### AIM OF THE EXERCISE
Print the listing below exactly.

### INPUT DATA
╭──

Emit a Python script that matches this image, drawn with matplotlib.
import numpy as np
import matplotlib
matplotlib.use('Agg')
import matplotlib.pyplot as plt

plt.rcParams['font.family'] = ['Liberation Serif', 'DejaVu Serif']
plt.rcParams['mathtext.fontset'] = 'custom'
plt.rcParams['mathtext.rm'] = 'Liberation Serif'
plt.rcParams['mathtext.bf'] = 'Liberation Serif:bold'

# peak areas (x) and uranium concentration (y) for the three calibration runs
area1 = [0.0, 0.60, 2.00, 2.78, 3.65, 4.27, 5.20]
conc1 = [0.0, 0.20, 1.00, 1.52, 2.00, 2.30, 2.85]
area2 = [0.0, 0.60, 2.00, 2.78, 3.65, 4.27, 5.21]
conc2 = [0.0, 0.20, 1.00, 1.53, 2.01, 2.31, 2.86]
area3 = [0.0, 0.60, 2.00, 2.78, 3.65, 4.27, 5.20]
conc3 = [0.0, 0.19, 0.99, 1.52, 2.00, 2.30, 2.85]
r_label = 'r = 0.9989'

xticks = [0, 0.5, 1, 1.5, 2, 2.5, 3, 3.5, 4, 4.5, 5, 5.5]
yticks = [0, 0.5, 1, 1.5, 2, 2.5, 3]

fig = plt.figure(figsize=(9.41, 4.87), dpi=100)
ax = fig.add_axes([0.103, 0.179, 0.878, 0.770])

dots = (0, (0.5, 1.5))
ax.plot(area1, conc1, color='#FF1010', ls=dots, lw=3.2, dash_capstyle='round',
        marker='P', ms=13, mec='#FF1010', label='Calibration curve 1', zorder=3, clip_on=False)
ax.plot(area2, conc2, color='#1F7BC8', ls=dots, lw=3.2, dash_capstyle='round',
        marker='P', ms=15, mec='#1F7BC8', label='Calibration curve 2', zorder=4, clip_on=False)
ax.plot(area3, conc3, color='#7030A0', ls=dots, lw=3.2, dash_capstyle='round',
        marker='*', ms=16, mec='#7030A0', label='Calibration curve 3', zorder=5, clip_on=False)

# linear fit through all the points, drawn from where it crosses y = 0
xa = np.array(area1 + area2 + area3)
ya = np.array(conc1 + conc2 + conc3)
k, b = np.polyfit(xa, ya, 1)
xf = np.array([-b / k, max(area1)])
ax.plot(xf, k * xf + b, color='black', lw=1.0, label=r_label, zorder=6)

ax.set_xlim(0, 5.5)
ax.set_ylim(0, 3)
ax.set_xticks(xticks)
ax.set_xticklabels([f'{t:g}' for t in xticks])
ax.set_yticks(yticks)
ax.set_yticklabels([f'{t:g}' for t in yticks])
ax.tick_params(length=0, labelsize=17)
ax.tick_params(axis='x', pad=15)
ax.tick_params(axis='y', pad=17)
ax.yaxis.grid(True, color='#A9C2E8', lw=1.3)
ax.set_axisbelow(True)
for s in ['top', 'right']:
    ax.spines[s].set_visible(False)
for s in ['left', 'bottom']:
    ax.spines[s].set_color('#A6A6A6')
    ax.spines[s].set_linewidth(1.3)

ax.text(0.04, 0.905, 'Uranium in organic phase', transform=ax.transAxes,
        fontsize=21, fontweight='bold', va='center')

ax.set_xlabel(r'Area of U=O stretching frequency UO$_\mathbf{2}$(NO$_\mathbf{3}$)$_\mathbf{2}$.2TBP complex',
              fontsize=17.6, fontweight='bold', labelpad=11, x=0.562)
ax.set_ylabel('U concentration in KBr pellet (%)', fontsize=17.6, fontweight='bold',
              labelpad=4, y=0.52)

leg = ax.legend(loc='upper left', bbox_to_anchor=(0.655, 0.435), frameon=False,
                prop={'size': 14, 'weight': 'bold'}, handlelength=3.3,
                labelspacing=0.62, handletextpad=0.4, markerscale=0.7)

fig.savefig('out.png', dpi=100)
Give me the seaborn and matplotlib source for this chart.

╰──

### ANSWER TO THIS PROBLEM
Emit a Python script that matches this image, drawn with matplotlib.
import numpy as np
import matplotlib
matplotlib.use('Agg')
import matplotlib.pyplot as plt

plt.rcParams['font.family'] = ['Liberation Serif', 'DejaVu Serif']
plt.rcParams['mathtext.fontset'] = 'custom'
plt.rcParams['mathtext.rm'] = 'Liberation Serif'
plt.rcParams['mathtext.bf'] = 'Liberation Serif:bold'

# peak areas (x) and uranium concentration (y) for the three calibration runs
area1 = [0.0, 0.60, 2.00, 2.78, 3.65, 4.27, 5.20]
conc1 = [0.0, 0.20, 1.00, 1.52, 2.00, 2.30, 2.85]
area2 = [0.0, 0.60, 2.00, 2.78, 3.65, 4.27, 5.21]
conc2 = [0.0, 0.20, 1.00, 1.53, 2.01, 2.31, 2.86]
area3 = [0.0, 0.60, 2.00, 2.78, 3.65, 4.27, 5.20]
conc3 = [0.0, 0.19, 0.99, 1.52, 2.00, 2.30, 2.85]
r_label = 'r = 0.9989'

xticks = [0, 0.5, 1, 1.5, 2, 2.5, 3, 3.5, 4, 4.5, 5, 5.5]
yticks = [0, 0.5, 1, 1.5, 2, 2.5, 3]

fig = plt.figure(figsize=(9.41, 4.87), dpi=100)
ax = fig.add_axes([0.103, 0.179, 0.878, 0.770])

dots = (0, (0.5, 1.5))
ax.plot(area1, conc1, color='#FF1010', ls=dots, lw=3.2, dash_capstyle='round',
        marker='P', ms=13, mec='#FF1010', label='Calibration curve 1', zorder=3, clip_on=False)
ax.plot(area2, conc2, color='#1F7BC8', ls=dots, lw=3.2, dash_capstyle='round',
        marker='P', ms=15, mec='#1F7BC8', label='Calibration curve 2', zorder=4, clip_on=False)
ax.plot(area3, conc3, color='#7030A0', ls=dots, lw=3.2, dash_capstyle='round',
        marker='*', ms=16, mec='#7030A0', label='Calibration curve 3', zorder=5, clip_on=False)

# linear fit through all the points, drawn from where it crosses y = 0
xa = np.array(area1 + area2 + area3)
ya = np.array(conc1 + conc2 + conc3)
k, b = np.polyfit(xa, ya, 1)
xf = np.array([-b / k, max(area1)])
ax.plot(xf, k * xf + b, color='black', lw=1.0, label=r_label, zorder=6)

ax.set_xlim(0, 5.5)
ax.set_ylim(0, 3)
ax.set_xticks(xticks)
ax.set_xticklabels([f'{t:g}' for t in xticks])
ax.set_yticks(yticks)
ax.set_yticklabels([f'{t:g}' for t in yticks])
ax.tick_params(length=0, labelsize=17)
ax.tick_params(axis='x', pad=15)
ax.tick_params(axis='y', pad=17)
ax.yaxis.grid(True, color='#A9C2E8', lw=1.3)
ax.set_axisbelow(True)
for s in ['top', 'right']:
    ax.spines[s].set_visible(False)
for s in ['left', 'bottom']:
    ax.spines[s].set_color('#A6A6A6')
    ax.spines[s].set_linewidth(1.3)

ax.text(0.04, 0.905, 'Uranium in organic phase', transform=ax.transAxes,
        fontsize=21, fontweight='bold', va='center')

ax.set_xlabel(r'Area of U=O stretching frequency UO$_\mathbf{2}$(NO$_\mathbf{3}$)$_\mathbf{2}$.2TBP complex',
              fontsize=17.6, fontweight='bold', labelpad=11, x=0.562)
ax.set_ylabel('U concentration in KBr pellet (%)', fontsize=17.6, fontweight='bold',
              labelpad=4, y=0.52)

leg = ax.legend(loc='upper left', bbox_to_anchor=(0.655, 0.435), frameon=False,
                prop={'size': 14, 'weight': 'bold'}, handlelength=3.3,
                labelspacing=0.62, handletextpad=0.4, markerscale=0.7)

fig.savefig('out.png', dpi=100)
Give me the seaborn and matplotlib source for this chart.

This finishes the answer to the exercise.